*The exercise*: Print the listing in its entirety and exactly, leaving out images.
┌──
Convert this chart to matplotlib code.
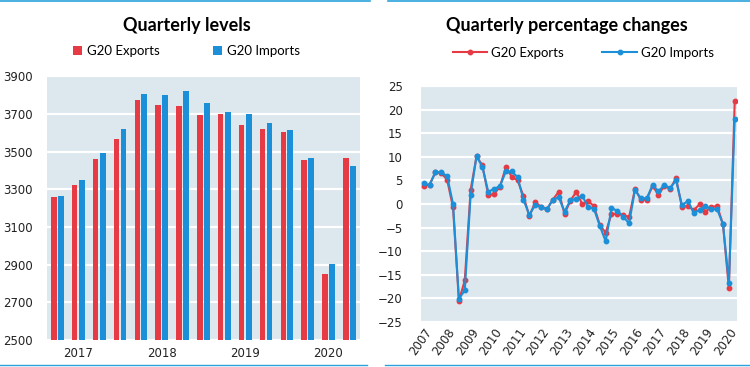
import numpy as np
import matplotlib
matplotlib.use('Agg')
import matplotlib.pyplot as plt
from matplotlib.lines import Line2D

# data
lvl_quarters = ['2017Q1', '2017Q2', '2017Q3', '2017Q4', '2018Q1', '2018Q2', '2018Q3', '2018Q4',
                '2019Q1', '2019Q2', '2019Q3', '2019Q4', '2020Q1', '2020Q2', '2020Q3']
exports_lvl = [3261, 3324, 3460, 3569, 3772, 3748, 3739, 3692, 3697, 3642, 3619, 3605, 3454, 2852, 3463]
imports_lvl = [3265, 3348, 3491, 3619, 3803, 3799, 3822, 3757, 3711, 3697, 3651, 3614, 3468, 2902, 3422]
lvl_years = ['2017', '2018', '2019', '2020']

pct_quarters = ['2007Q2', '2007Q3', '2007Q4'] + ['%dQ%d' % (y, q) for y in range(2008, 2020) for q in (1, 2, 3, 4)] \
    + ['2020Q1', '2020Q2', '2020Q3']
exports_pct = [3.9, 4.1, 6.7, 6.6, 5.1, -0.7, -20.5, -16.2, 3.0, 10.1, 8.2, 1.9, 2.1, 3.7, 7.8, 5.8, 5.0, 1.7,
               -2.6, 0.4, -0.6, -1.1, 0.9, 2.6, -2.1, 0.7, 2.6, 0.0, 0.6, -0.4, -4.4, -6.1, -2.1, -2.1, -2.3,
               -2.8, 3.2, 0.9, 0.9, 3.9, 1.9, 3.9, 3.2, 5.5, -0.7, -0.4, -1.3, -0.1, -1.6, -0.7, -0.4, -4.3,
               -17.8, 21.8]
imports_pct = [4.4, 4.0, 6.8, 6.7, 5.9, 0.0, -20.1, -18.3, 1.9, 10.1, 7.9, 2.6, 3.2, 3.8, 6.9, 6.9, 5.7, 0.9,
               -2.3, -0.2, -0.6, -1.1, 0.9, 1.4, -1.6, 0.8, 1.1, 1.8, -0.6, -1.0, -4.6, -7.9, -0.9, -1.4, -2.7,
               -4.1, 3.0, 1.2, 1.2, 4.0, 2.7, 4.0, 3.4, 5.0, -0.2, 0.6, -1.8, -1.3, -0.4, -1.1, -1.1, -4.3,
               -16.7, 18.1]
pct_years = [str(y) for y in range(2007, 2021)]

RED = '#e63a44'
BLUE = '#1b8fd8'
BG = '#dde7ee'
EDGE = '#2aa3dc'

fig = plt.figure(figsize=(7.5, 3.67), dpi=100)

def style(ax):
    ax.set_facecolor(BG)
    for s in ax.spines.values():
        s.set_visible(False)
    ax.grid(axis='y', color='white', linewidth=1.6)
    ax.set_axisbelow(True)
    ax.tick_params(length=0, labelsize=8.5, colors='#222222')

# left: quarterly levels
ax1 = fig.add_axes([0.0627, 0.0736, 0.417, 0.719])
style(ax1)
x = np.arange(len(lvl_quarters))
ax1.bar(x - 0.17, exports_lvl, width=0.26, color=RED, label='G20 Exports')
ax1.bar(x + 0.17, imports_lvl, width=0.28, color=BLUE, label='G20 Imports')
ax1.set_ylim(2500, 3900)
ax1.set_yticks(range(2500, 3901, 200))
ax1.set_xlim(-0.5, len(x) - 0.5)
ax1.set_xticks([lvl_quarters.index(y + 'Q2') for y in lvl_years])
ax1.set_xticklabels(lvl_years)
ax1.tick_params(axis='y', pad=10)
ax1.tick_params(axis='x', pad=5)
ax1.legend(loc='center', bbox_to_anchor=(0.446, 1.095), ncol=2, frameon=False,
           prop={'family': 'Lato', 'size': 9.5}, handlelength=0.7, handleheight=0.7,
           handletextpad=0.4, columnspacing=4.0, borderaxespad=0)
fig.text(187 / 750, 1 - 25 / 367, 'Quarterly levels', ha='center', va='center',
         family='Lato', weight='bold', size=13)

# right: quarterly percentage changes
ax2 = fig.add_axes([0.561, 0.1226, 0.421, 0.643])
style(ax2)
xp = np.arange(len(pct_quarters))
ax2.plot(xp, exports_pct, color=RED, marker='o', markersize=3.2, linewidth=1.5, label='G20 Exports')
ax2.plot(xp, imports_pct, color=BLUE, marker='o', markersize=3.2, linewidth=1.5, label='G20 Imports')
ax2.set_ylim(-25, 25)
ax2.set_yticks(range(-25, 26, 5))
ax2.set_xlim(-0.5, len(xp) - 0.7)
ax2.set_xticks(np.arange(0, len(xp), 4))
ax2.set_xticklabels(pct_years, rotation=55, ha='right', rotation_mode='anchor')
ax2.tick_params(axis='y', pad=13)
ax2.tick_params(axis='x', pad=3)
ax2.legend(loc='center', bbox_to_anchor=(0.515, 1.14), ncol=2, frameon=False,
           prop={'family': 'Lato', 'size': 9.5}, handlelength=2.6, handletextpad=0.3,
           columnspacing=2.9, borderaxespad=0)
fig.text(567 / 750, 1 - 25 / 367, 'Quarterly percentage changes', ha='center', va='center',
         family='Lato', weight='bold', size=13)

# thin blue rules at top and bottom of each panel
for x0, x1 in [(0, 370), (388, 750)]:
    fig.add_artist(Line2D([x0 / 750, x1 / 750], [0.998, 0.998], color=EDGE, linewidth=1.2))
for x0, x1 in [(0, 367), (385, 750)]:
    fig.add_artist(Line2D([x0 / 750, x1 / 750], [1 - 365 / 367, 1 - 365 / 367], color=EDGE, linewidth=1.0))

fig.savefig('out.png', dpi=100)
└──
*Response for this exercise*:
Convert this chart to matplotlib code.
import numpy as np
import matplotlib
matplotlib.use('Agg')
import matplotlib.pyplot as plt
from matplotlib.lines import Line2D

# data
lvl_quarters = ['2017Q1', '2017Q2', '2017Q3', '2017Q4', '2018Q1', '2018Q2', '2018Q3', '2018Q4',
                '2019Q1', '2019Q2', '2019Q3', '2019Q4', '2020Q1', '2020Q2', '2020Q3']
exports_lvl = [3261, 3324, 3460, 3569, 3772, 3748, 3739, 3692, 3697, 3642, 3619, 3605, 3454, 2852, 3463]
imports_lvl = [3265, 3348, 3491, 3619, 3803, 3799, 3822, 3757, 3711, 3697, 3651, 3614, 3468, 2902, 3422]
lvl_years = ['2017', '2018', '2019', '2020']

pct_quarters = ['2007Q2', '2007Q3', '2007Q4'] + ['%dQ%d' % (y, q) for y in range(2008, 2020) for q in (1, 2, 3, 4)] \
    + ['2020Q1', '2020Q2', '2020Q3']
exports_pct = [3.9, 4.1, 6.7, 6.6, 5.1, -0.7, -20.5, -16.2, 3.0, 10.1, 8.2, 1.9, 2.1, 3.7, 7.8, 5.8, 5.0, 1.7,
               -2.6, 0.4, -0.6, -1.1, 0.9, 2.6, -2.1, 0.7, 2.6, 0.0, 0.6, -0.4, -4.4, -6.1, -2.1, -2.1, -2.3,
               -2.8, 3.2, 0.9, 0.9, 3.9, 1.9, 3.9, 3.2, 5.5, -0.7, -0.4, -1.3, -0.1, -1.6, -0.7, -0.4, -4.3,
               -17.8, 21.8]
imports_pct = [4.4, 4.0, 6.8, 6.7, 5.9, 0.0, -20.1, -18.3, 1.9, 10.1, 7.9, 2.6, 3.2, 3.8, 6.9, 6.9, 5.7, 0.9,
               -2.3, -0.2, -0.6, -1.1, 0.9, 1.4, -1.6, 0.8, 1.1, 1.8, -0.6, -1.0, -4.6, -7.9, -0.9, -1.4, -2.7,
               -4.1, 3.0, 1.2, 1.2, 4.0, 2.7, 4.0, 3.4, 5.0, -0.2, 0.6, -1.8, -1.3, -0.4, -1.1, -1.1, -4.3,
               -16.7, 18.1]
pct_years = [str(y) for y in range(2007, 2021)]

RED = '#e63a44'
BLUE = '#1b8fd8'
BG = '#dde7ee'
EDGE = '#2aa3dc'

fig = plt.figure(figsize=(7.5, 3.67), dpi=100)

def style(ax):
    ax.set_facecolor(BG)
    for s in ax.spines.values():
        s.set_visible(False)
    ax.grid(axis='y', color='white', linewidth=1.6)
    ax.set_axisbelow(True)
    ax.tick_params(length=0, labelsize=8.5, colors='#222222')

# left: quarterly levels
ax1 = fig.add_axes([0.0627, 0.0736, 0.417, 0.719])
style(ax1)
x = np.arange(len(lvl_quarters))
ax1.bar(x - 0.17, exports_lvl, width=0.26, color=RED, label='G20 Exports')
ax1.bar(x + 0.17, imports_lvl, width=0.28, color=BLUE, label='G20 Imports')
ax1.set_ylim(2500, 3900)
ax1.set_yticks(range(2500, 3901, 200))
ax1.set_xlim(-0.5, len(x) - 0.5)
ax1.set_xticks([lvl_quarters.index(y + 'Q2') for y in lvl_years])
ax1.set_xticklabels(lvl_years)
ax1.tick_params(axis='y', pad=10)
ax1.tick_params(axis='x', pad=5)
ax1.legend(loc='center', bbox_to_anchor=(0.446, 1.095), ncol=2, frameon=False,
           prop={'family': 'Lato', 'size': 9.5}, handlelength=0.7, handleheight=0.7,
           handletextpad=0.4, columnspacing=4.0, borderaxespad=0)
fig.text(187 / 750, 1 - 25 / 367, 'Quarterly levels', ha='center', va='center',
         family='Lato', weight='bold', size=13)

# right: quarterly percentage changes
ax2 = fig.add_axes([0.561, 0.1226, 0.421, 0.643])
style(ax2)
xp = np.arange(len(pct_quarters))
ax2.plot(xp, exports_pct, color=RED, marker='o', markersize=3.2, linewidth=1.5, label='G20 Exports')
ax2.plot(xp, imports_pct, color=BLUE, marker='o', markersize=3.2, linewidth=1.5, label='G20 Imports')
ax2.set_ylim(-25, 25)
ax2.set_yticks(range(-25, 26, 5))
ax2.set_xlim(-0.5, len(xp) - 0.7)
ax2.set_xticks(np.arange(0, len(xp), 4))
ax2.set_xticklabels(pct_years, rotation=55, ha='right', rotation_mode='anchor')
ax2.tick_params(axis='y', pad=13)
ax2.tick_params(axis='x', pad=3)
ax2.legend(loc='center', bbox_to_anchor=(0.515, 1.14), ncol=2, frameon=False,
           prop={'family': 'Lato', 'size': 9.5}, handlelength=2.6, handletextpad=0.3,
           columnspacing=2.9, borderaxespad=0)
fig.text(567 / 750, 1 - 25 / 367, 'Quarterly percentage changes', ha='center', va='center',
         family='Lato', weight='bold', size=13)

# thin blue rules at top and bottom of each panel
for x0, x1 in [(0, 370), (388, 750)]:
    fig.add_artist(Line2D([x0 / 750, x1 / 750], [0.998, 0.998], color=EDGE, linewidth=1.2))
for x0, x1 in [(0, 367), (385, 750)]:
    fig.add_artist(Line2D([x0 / 750, x1 / 750], [1 - 365 / 367, 1 - 365 / 367], color=EDGE, linewidth=1.0))

fig.savefig('out.png', dpi=100)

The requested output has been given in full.